> **Exercise directions**
Which lines hold the string "diagram"? Copy every one of them.

> **Excerpted data**

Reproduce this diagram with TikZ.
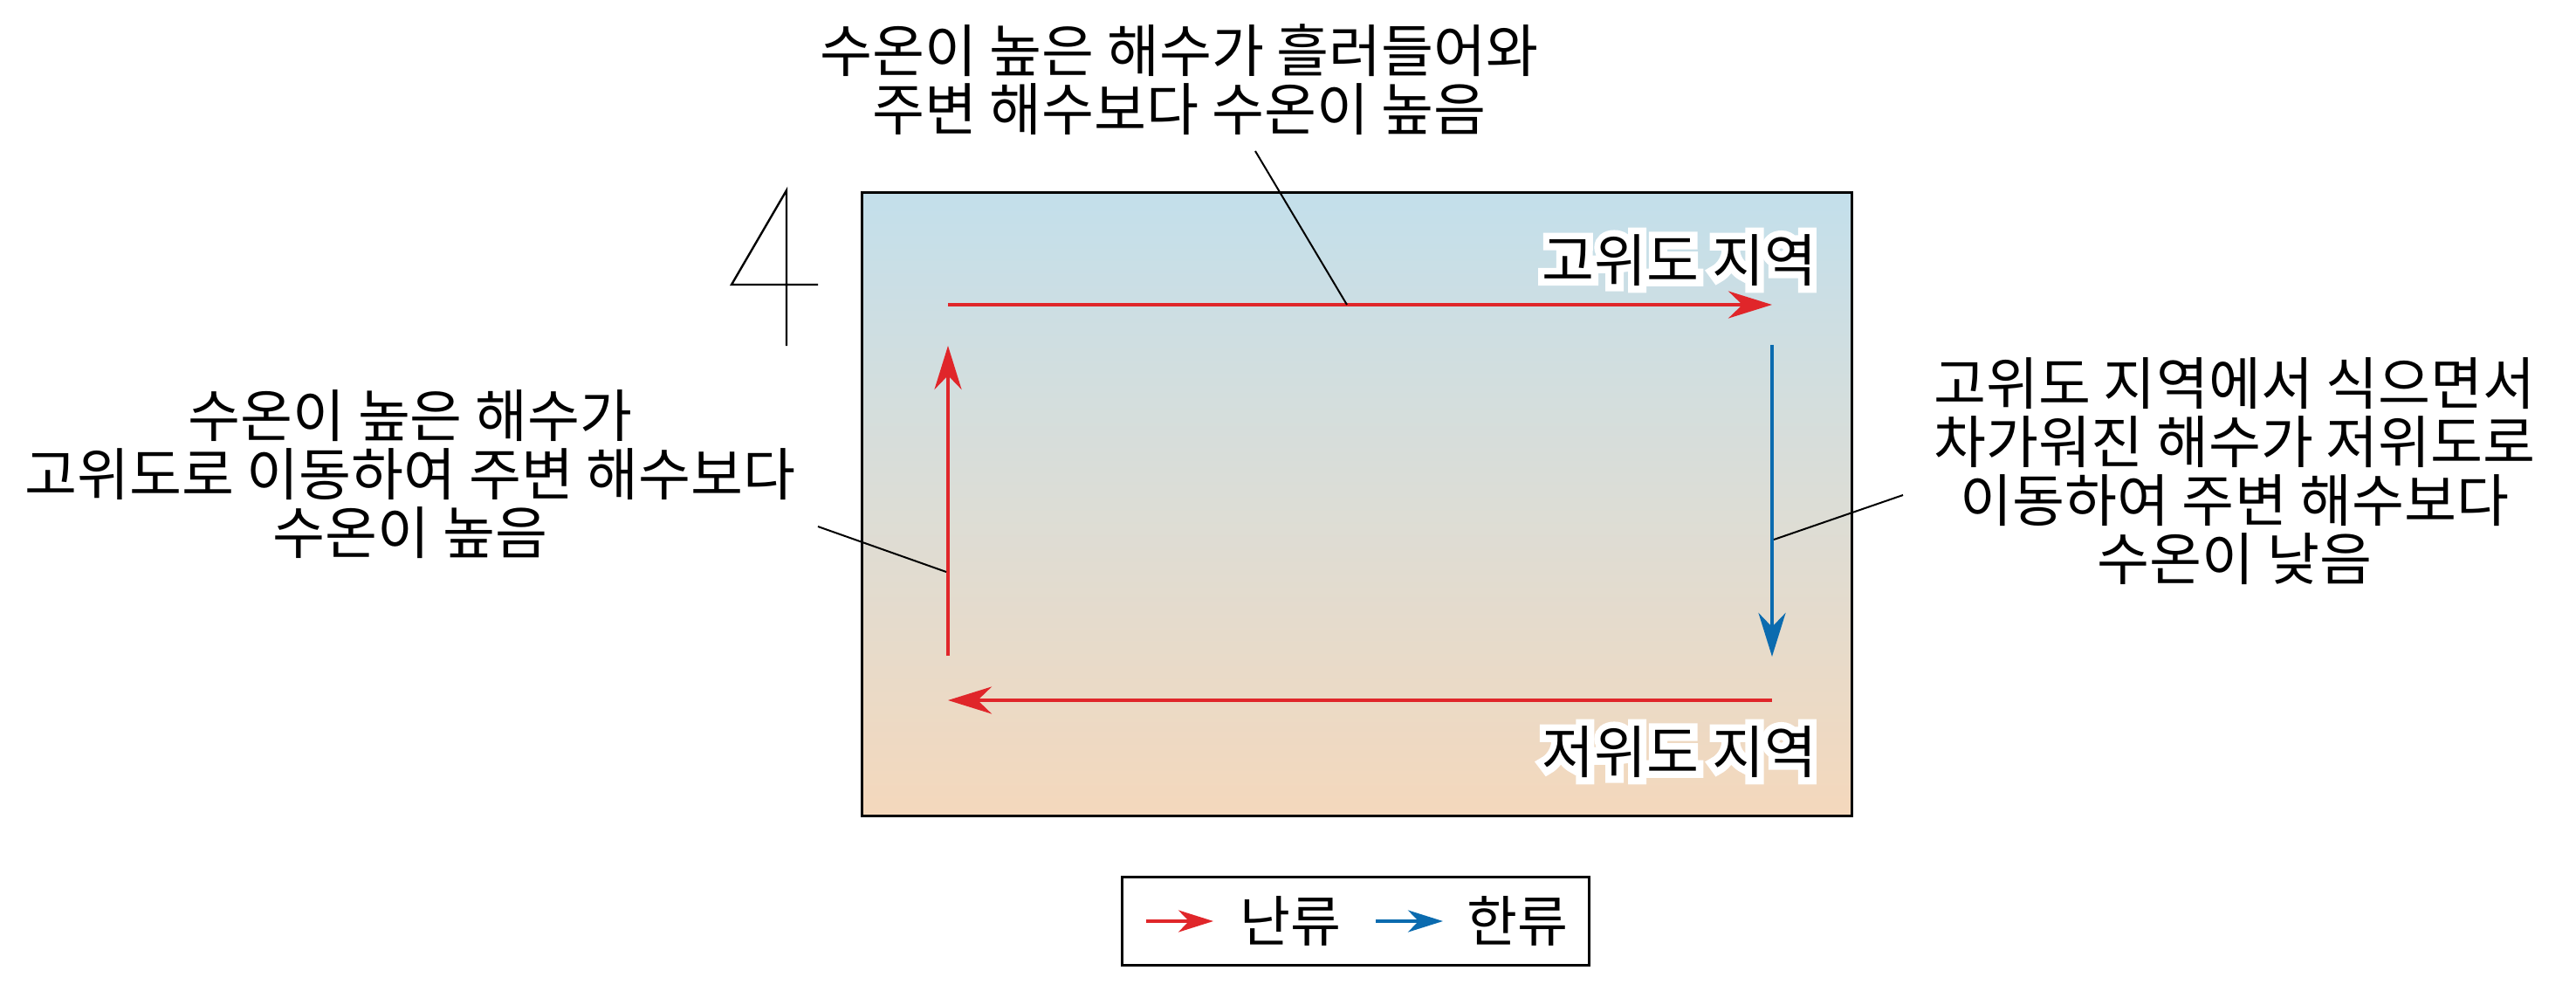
\documentclass[tikz,border=0pt]{standalone}
\usepackage{fontspec}
\newfontfamily\kr{Noto Sans CJK KR}
\newfontfamily\krhalo[FakeBold=24]{Noto Sans CJK KR}
\usetikzlibrary{arrows.meta}
\definecolor{warmred}{HTML}{E0262A}
\definecolor{coldblue}{HTML}{0B6BAF}
\definecolor{seatop}{HTML}{C3DFEB}
\definecolor{seamid}{HTML}{DCDDD6}
\definecolor{seabot}{HTML}{F4D8BC}
\tikzset{
  txt/.style={font=\kr\fontsize{32.6}{33.5}\selectfont, inner sep=0pt, align=center},
  region/.style={font=\kr\fontsize{32.6}{33.5}\selectfont, inner sep=0pt},
  regionhalo/.style={font=\krhalo\fontsize{32.6}{33.5}\selectfont, inner sep=0pt, text=white},
  legtxt/.style={font=\kr\fontsize{31.5}{33.5}\selectfont, inner sep=0pt},
  flow/.style={line width=2pt, -{Stealth[length=25pt,width=15.5pt,inset=8pt]}},
  legflow/.style={line width=2pt, -{Stealth[length=20pt,width=12.5pt,inset=6pt]}},
  leader/.style={line width=1pt, black},
}
\newcommand\halolabel[3]{%
  \node[regionhalo] at (#2) {#3};
  \node[region] (#1) at (#2) {#3};
}
\begin{document}
\begin{tikzpicture}[x=0.5pt,y=-0.5pt]
\useasboundingbox (0,0) rectangle (2951,1142);
% sea box
\coordinate (boxnw) at (987,220);
\coordinate (boxse) at (2121,934);
\shade[top color=seatop, bottom color=seabot, middle color=seamid] (boxnw) rectangle (boxse);
\draw[line width=1.5pt] (boxnw) rectangle (boxse);
% the "4"
\coordinate (f1) at (901,218);
\coordinate (f2) at (838,326);
\coordinate (f3) at (937,326);
\coordinate (f4) at (901,396);
\draw[line width=1.2pt, line join=miter] (f3) -- (f2) -- (f1) -- (f4);
% current corners
\coordinate (a) at (1086,349);
\coordinate (b) at (2030,349);
\coordinate (c) at (2030,395);
\coordinate (d) at (2030,752);
\coordinate (e) at (2030,802);
\coordinate (f) at (1086,802);
\coordinate (g) at (1086,751);
\coordinate (h) at (1086,396);
\draw[flow, warmred] (a) -- (b);
\draw[flow, coldblue] (c) -- (d);
\draw[flow, warmred] (e) -- (f);
\draw[flow, warmred] (g) -- (h);
% region labels
\halolabel{high}{1924,298}{고위도 지역}
\halolabel{low}{1924,861}{저위도 지역}
% explanations
\node[txt] (toptxt) at (1351,91) {수온이 높은 해수가 흘러들어와\\주변 해수보다 수온이 높음};
\node[txt] (lefttxt) at (470,543) {수온이 높은 해수가\\고위도로 이동하여 주변 해수보다\\수온이 높음};
\node[txt] (righttxt) at (2560,540) {고위도 지역에서 식으면서\\차가워진 해수가 저위도로\\이동하여 주변 해수보다\\수온이 낮음};
% leaders
\coordinate (t1) at (1438,173);
\coordinate (t2) at (1543,349);
\coordinate (l1) at (937,603);
\coordinate (l2) at (1084,655);
\coordinate (r1) at (2180,567);
\coordinate (r2) at (2032,618);
\draw[leader] (t1) -- (t2);
\draw[leader] (l1) -- (l2);
\draw[leader] (r1) -- (r2);
% legend
\node[draw, line width=1.2pt, minimum width=535*0.5pt, minimum height=101*0.5pt, inner sep=0pt] (legend) at (1553,1055) {};
\coordinate (lr1) at (1313,1055);
\coordinate (lr2) at (1390,1055);
\coordinate (lb1) at (1576,1055);
\coordinate (lb2) at (1653,1055);
\draw[legflow, warmred] (lr1) -- (lr2);
\draw[legflow, coldblue] (lb1) -- (lb2);
\node[legtxt] (warm) at (1478,1055) {난류};
\node[legtxt] (cold) at (1738,1055) {한류};
\end{tikzpicture}
\end{document}
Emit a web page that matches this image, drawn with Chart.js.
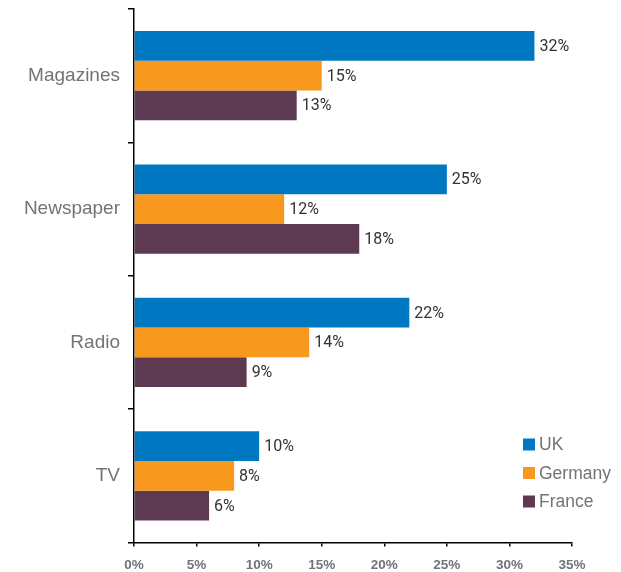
<!DOCTYPE html>
<html>
<head>
<meta charset="utf-8">
<title>Media by country</title>
<script src="https://cdn.jsdelivr.net/npm/chart.js@4.4.1/dist/chart.umd.min.js"></script>
<style>
  html, body { margin: 0; padding: 0; background: #fff; }
  #wrap { width: 621px; height: 572px; position: relative; }
</style>
</head>
<body>
<div id="wrap"><canvas id="myChart"></canvas></div>
<script>
'use strict';

var categories = ['Magazines', 'Newspaper', 'Radio', 'TV'];
var countries = ['UK', 'Germany', 'France'];
var ukValues = [32, 25, 22, 10];
var germanyValues = [15, 12, 14, 8];
var franceValues = [13, 18, 9, 6];
var tickValues = [0, 5, 10, 15, 20, 25, 30, 35];
var colors = ['#0078c1', '#f8981e', '#5d3a52'];

var greyText = '#6f7479';

// value labels at the end of each bar
var barLabels = {
  id: 'barLabels',
  afterDatasetsDraw: function(chart) {
    var ctx = chart.ctx;
    ctx.save();
    ctx.font = '16px Roboto, "Liberation Sans", sans-serif';
    ctx.fillStyle = '#333';
    ctx.textAlign = 'left';
    ctx.textBaseline = 'middle';
    chart.data.datasets.forEach(function(ds, i) {
      var meta = chart.getDatasetMeta(i);
      meta.data.forEach(function(bar, j) {
        ctx.fillText(ds.data[j] + '%', bar.x + 5, bar.y + 1);
      });
    });
    ctx.restore();
  }
};

// legend sits inside the plot, lower right
var cornerLegend = {
  id: 'cornerLegend',
  afterDraw: function(chart) {
    var ctx = chart.ctx;
    var area = chart.chartArea;
    var x = area.right - 49;
    var y = area.bottom - 98;
    ctx.save();
    ctx.font = '17.5px "Liberation Sans", Arial, sans-serif';
    ctx.textAlign = 'left';
    ctx.textBaseline = 'middle';
    chart.data.datasets.forEach(function(ds, i) {
      var cy = y + i * 28.5;
      ctx.fillStyle = ds.backgroundColor;
      ctx.fillRect(x, cy - 6, 12, 12);
      ctx.fillStyle = greyText;
      ctx.fillText(ds.label, x + 16, cy + 1);
    });
    ctx.restore();
  }
};

var datasets = [ukValues, germanyValues, franceValues].map(function(values, i) {
  return {
    label: countries[i],
    data: values,
    backgroundColor: colors[i],
    borderWidth: 0,
    categoryPercentage: 0.67,
    barPercentage: 1
  };
});

var ctx = document.getElementById('myChart').getContext('2d');
var chart = new Chart(ctx, {
  type: 'bar',
  data: {
    labels: categories,
    datasets: datasets
  },
  plugins: [barLabels, cornerLegend],
  options: {
    indexAxis: 'y',
    responsive: true,
    maintainAspectRatio: false,
    animation: false,
    layout: {
      padding: { top: 0, right: 49, bottom: 0, left: 0 }
    },
    plugins: {
      legend: { display: false },
      tooltip: { enabled: false }
    },
    scales: {
      x: {
        min: 0,
        max: 35,
        afterBuildTicks: function(scale) {
          scale.ticks = tickValues.map(function(v) { return { value: v }; });
        },
        afterFit: function(scale) {
          scale.height = 29.5;
        },
        border: { display: true, color: '#000', width: 1.5 },
        grid: {
          display: true,
          drawOnChartArea: false,
          drawTicks: true,
          tickLength: 4,
          color: '#000',
          lineWidth: 1.5
        },
        ticks: {
          padding: 11,
          maxRotation: 0,
          color: greyText,
          font: { family: '"Liberation Sans", Arial, sans-serif', size: 13.5, weight: 'bold' },
          callback: function(v) { return v + '%'; }
        }
      },
      y: {
        afterFit: function(scale) {
          scale.width = 134;
          scale.paddingTop = 9;
          scale.paddingBottom = 0;
        },
        border: { display: true, color: '#000', width: 1.5 },
        grid: {
          display: true,
          offset: true,
          drawOnChartArea: false,
          drawTicks: true,
          tickLength: 6,
          color: '#000',
          lineWidth: 1.5
        },
        ticks: {
          padding: 8,
          color: greyText,
          font: { family: '"Liberation Sans", Arial, sans-serif', size: 19 }
        }
      }
    }
  }
});
</script>
</body>
</html>
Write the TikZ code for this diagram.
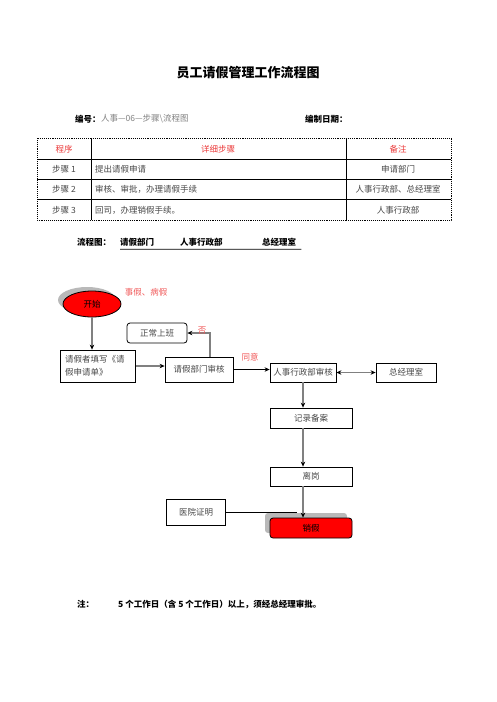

> **Task result**
Reproduce this diagram with TikZ.
Write the TikZ code for this diagram.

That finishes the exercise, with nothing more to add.